Luxembourgish long-distance runner

Michel Johann Théato (22 March 1878 – 2 April 1923) was a Luxembourgish born French long-distance runner, and the winner of the marathon at the 1900 Olympics in Paris running for France. He was born in Luxembourg City, Luxembourg and died in Paris, France.

==Early life==
Little is known about Théato's early life. For many years it was believed he was a baker's delivery boy in Paris. He also worked for some time as a cabinetmaker. In the 20th century, Alain Bouillé discovered that Théato was born in Luxembourg and had moved to Belgium before settling down in the Paris suburbs. There is no evidence that Théato ever applied for French citizenship. Théato was a member of the athletics club in Saint-Mandé in Paris.

==1900 Olympics==
The marathon started at 2:30pm in blazing heat. There were only 13 starters of the race, of whom 6 finished. Théato won the race with a time of 2:59:45 with 4 min 32 s ahead of Émile Champion and 37 min 39 s over Sweden's Ernst Fast under the eyes of more than 5,000 spectators.

Théato's victory was initially disputed, as several of his opponents, including American runner Arthur Newton, who finished fifth, alleged that Théato had cheated by taking multiple shortcuts, helped by his local knowledge of the Parisian streets through his job as a delivery boy. These allegations have since been disproved.

The first three finishers only receive as rewards after the race porcelain pottery, of no real value, provided by an ungenerous industrialist; these were commented on at the time as being “objects of horror” or even “hardware”.

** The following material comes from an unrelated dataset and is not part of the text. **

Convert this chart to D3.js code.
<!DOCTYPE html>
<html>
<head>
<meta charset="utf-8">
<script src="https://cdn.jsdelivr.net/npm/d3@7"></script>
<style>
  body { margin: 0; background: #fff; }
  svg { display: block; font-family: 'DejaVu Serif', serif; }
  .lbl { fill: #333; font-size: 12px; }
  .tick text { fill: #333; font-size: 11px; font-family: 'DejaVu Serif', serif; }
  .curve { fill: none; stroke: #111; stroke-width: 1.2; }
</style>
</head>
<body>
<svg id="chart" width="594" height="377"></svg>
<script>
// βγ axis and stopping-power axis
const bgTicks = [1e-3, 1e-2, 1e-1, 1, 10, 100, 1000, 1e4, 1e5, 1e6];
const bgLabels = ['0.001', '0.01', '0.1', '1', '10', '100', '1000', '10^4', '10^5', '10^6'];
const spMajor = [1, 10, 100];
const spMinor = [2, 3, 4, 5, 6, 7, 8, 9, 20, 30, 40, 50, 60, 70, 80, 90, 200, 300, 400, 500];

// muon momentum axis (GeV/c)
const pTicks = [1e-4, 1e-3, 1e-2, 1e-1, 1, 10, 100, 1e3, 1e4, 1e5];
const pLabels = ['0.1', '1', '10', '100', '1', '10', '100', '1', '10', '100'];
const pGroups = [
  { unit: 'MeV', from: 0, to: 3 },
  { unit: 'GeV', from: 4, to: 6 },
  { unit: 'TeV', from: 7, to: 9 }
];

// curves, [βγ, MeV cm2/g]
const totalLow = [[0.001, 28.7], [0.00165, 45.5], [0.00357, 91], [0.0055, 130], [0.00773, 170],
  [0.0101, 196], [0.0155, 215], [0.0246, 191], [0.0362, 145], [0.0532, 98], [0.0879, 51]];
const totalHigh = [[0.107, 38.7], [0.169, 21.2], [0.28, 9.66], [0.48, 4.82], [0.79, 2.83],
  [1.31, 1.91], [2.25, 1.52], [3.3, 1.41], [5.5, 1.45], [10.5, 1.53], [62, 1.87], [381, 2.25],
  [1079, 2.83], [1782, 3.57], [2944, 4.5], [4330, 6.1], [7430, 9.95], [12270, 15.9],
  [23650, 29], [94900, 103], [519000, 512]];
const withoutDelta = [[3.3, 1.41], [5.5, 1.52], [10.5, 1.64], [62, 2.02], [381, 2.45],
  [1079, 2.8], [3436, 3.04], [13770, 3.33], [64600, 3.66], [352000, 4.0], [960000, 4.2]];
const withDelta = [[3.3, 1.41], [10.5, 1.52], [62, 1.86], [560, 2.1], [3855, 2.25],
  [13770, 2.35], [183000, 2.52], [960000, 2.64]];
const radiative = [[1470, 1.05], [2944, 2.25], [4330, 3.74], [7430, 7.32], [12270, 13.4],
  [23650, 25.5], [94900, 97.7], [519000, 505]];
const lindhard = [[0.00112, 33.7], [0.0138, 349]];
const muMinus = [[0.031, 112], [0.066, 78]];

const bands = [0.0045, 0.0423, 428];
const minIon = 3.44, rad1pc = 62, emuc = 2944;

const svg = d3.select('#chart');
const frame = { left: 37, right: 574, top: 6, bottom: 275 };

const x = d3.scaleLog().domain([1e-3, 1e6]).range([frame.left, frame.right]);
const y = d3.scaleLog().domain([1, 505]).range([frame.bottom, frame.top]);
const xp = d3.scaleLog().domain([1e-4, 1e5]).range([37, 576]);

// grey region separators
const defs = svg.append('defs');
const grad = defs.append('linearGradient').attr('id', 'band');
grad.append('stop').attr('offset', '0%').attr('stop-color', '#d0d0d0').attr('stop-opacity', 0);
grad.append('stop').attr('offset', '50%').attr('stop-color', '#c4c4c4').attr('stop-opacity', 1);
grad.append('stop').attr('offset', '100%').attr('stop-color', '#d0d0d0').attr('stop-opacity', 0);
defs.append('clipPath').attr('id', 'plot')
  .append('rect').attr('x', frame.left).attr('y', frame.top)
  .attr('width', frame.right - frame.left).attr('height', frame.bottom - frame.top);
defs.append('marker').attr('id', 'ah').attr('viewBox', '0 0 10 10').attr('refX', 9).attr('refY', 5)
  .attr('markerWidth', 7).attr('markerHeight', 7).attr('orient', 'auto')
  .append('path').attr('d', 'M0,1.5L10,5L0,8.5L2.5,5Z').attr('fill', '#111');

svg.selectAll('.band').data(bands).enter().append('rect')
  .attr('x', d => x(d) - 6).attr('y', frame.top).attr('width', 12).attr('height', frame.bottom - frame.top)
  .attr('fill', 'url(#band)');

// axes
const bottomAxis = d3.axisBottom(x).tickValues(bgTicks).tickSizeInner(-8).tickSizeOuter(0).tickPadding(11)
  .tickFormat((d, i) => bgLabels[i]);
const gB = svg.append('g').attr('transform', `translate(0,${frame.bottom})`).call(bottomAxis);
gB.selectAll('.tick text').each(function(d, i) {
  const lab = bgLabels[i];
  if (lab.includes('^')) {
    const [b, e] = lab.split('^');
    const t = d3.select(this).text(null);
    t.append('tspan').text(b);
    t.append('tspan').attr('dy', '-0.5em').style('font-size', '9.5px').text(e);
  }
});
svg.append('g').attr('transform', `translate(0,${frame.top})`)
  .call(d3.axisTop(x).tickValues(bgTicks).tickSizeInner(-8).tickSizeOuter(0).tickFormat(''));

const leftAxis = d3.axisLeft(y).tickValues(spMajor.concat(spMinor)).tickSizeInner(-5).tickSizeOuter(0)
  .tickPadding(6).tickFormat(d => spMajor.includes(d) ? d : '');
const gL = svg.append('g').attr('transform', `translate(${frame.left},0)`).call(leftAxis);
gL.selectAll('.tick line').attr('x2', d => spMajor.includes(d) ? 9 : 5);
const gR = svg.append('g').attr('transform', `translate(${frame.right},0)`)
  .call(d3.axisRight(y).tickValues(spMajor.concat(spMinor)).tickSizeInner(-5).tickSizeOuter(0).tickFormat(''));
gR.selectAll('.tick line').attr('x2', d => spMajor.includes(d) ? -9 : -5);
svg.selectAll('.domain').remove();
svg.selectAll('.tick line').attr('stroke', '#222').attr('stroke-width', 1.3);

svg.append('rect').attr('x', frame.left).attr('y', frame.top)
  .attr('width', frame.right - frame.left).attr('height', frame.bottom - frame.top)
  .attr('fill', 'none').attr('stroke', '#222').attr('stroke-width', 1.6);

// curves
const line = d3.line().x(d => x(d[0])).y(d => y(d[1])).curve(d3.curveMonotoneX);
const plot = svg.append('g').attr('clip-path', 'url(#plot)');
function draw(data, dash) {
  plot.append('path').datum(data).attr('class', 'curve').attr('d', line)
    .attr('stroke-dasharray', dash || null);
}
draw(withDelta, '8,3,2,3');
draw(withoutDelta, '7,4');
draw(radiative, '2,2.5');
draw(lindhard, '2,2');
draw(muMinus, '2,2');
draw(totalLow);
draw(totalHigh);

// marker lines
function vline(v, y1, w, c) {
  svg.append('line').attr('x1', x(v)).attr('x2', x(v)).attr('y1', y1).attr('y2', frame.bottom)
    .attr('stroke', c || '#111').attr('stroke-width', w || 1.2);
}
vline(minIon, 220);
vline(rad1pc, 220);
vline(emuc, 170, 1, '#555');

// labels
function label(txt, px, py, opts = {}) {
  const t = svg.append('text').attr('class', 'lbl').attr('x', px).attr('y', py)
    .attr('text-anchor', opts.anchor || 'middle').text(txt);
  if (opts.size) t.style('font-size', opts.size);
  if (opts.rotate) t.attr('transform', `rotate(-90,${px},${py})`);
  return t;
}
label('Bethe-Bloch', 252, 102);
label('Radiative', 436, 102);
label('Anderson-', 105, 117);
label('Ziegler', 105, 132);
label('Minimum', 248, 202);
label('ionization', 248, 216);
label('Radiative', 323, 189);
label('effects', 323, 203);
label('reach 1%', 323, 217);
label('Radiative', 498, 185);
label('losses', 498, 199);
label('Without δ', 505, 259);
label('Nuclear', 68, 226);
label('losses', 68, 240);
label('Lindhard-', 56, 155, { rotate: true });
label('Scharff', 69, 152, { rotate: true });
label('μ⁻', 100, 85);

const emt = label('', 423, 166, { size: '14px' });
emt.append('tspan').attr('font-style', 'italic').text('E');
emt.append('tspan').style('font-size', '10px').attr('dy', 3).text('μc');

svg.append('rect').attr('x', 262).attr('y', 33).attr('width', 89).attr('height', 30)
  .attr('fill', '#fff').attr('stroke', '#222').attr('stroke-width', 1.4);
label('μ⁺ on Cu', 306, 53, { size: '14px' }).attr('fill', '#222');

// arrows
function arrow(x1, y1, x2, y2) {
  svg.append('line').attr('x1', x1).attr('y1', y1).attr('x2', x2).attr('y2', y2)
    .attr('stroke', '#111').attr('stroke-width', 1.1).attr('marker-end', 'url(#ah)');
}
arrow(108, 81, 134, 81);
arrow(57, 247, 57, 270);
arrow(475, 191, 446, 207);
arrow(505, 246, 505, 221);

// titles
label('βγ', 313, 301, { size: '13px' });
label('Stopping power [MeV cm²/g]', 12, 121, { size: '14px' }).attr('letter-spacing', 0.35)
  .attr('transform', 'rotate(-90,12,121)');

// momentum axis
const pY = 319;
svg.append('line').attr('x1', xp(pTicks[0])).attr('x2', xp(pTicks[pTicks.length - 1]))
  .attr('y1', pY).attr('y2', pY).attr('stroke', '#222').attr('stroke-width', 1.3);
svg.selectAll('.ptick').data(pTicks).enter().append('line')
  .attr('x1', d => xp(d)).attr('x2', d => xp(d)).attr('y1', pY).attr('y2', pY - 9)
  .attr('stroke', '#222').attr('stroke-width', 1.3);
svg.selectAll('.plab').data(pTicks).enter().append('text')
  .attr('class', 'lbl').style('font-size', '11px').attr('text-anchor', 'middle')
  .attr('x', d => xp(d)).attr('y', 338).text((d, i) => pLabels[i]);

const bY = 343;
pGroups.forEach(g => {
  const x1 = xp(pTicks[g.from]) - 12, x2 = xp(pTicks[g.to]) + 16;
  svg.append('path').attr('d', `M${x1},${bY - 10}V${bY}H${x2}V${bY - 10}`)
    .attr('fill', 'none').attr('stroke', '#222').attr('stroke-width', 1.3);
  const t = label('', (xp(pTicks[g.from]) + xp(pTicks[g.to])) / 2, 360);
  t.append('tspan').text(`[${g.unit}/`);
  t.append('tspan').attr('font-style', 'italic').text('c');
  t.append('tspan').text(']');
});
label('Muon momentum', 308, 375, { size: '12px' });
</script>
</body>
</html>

Olympic gold, silver and bronze medals were not introduced until the following Olympiad in Saint-Louis in 1904, and the winners of the 1900 marathon did not receive their medals retroactively until 1912, without ceremony.

== Sports nationality ==
The athletics statistician Alain Bouillé revealed at the end of the 20th century that Théato was not yet French at the time of the Games. Born in the Grand-Duchy of Luxembourg, he arrived in France at the age of 12. He should have done his military service at the time of the Games if he had obtained his naturalization before 1900. Luxembourg never claimed this title and the IOC confirmed the “French” victory after Bouillé's work. The Grand Duchy of Luxembourg lodged an official complaint with the International Olympic Committee and petitioned to change the Olympic record of Théato's nationality; the complaint was officially rejected in 2004. In 2021, the IOC site mistakenly displayed the Luxembourg flag on Michel Théato's page, which led some to believe that Luxembourg had officially recovered this Olympic title. It was actually a technical error in the IOC database, error since corrected, between nationality and NOC represented by the athlete.

==Later life==
Théato later became a professional runner, although with relatively little success. He set a personal best in the marathon of 2:42 in 1901.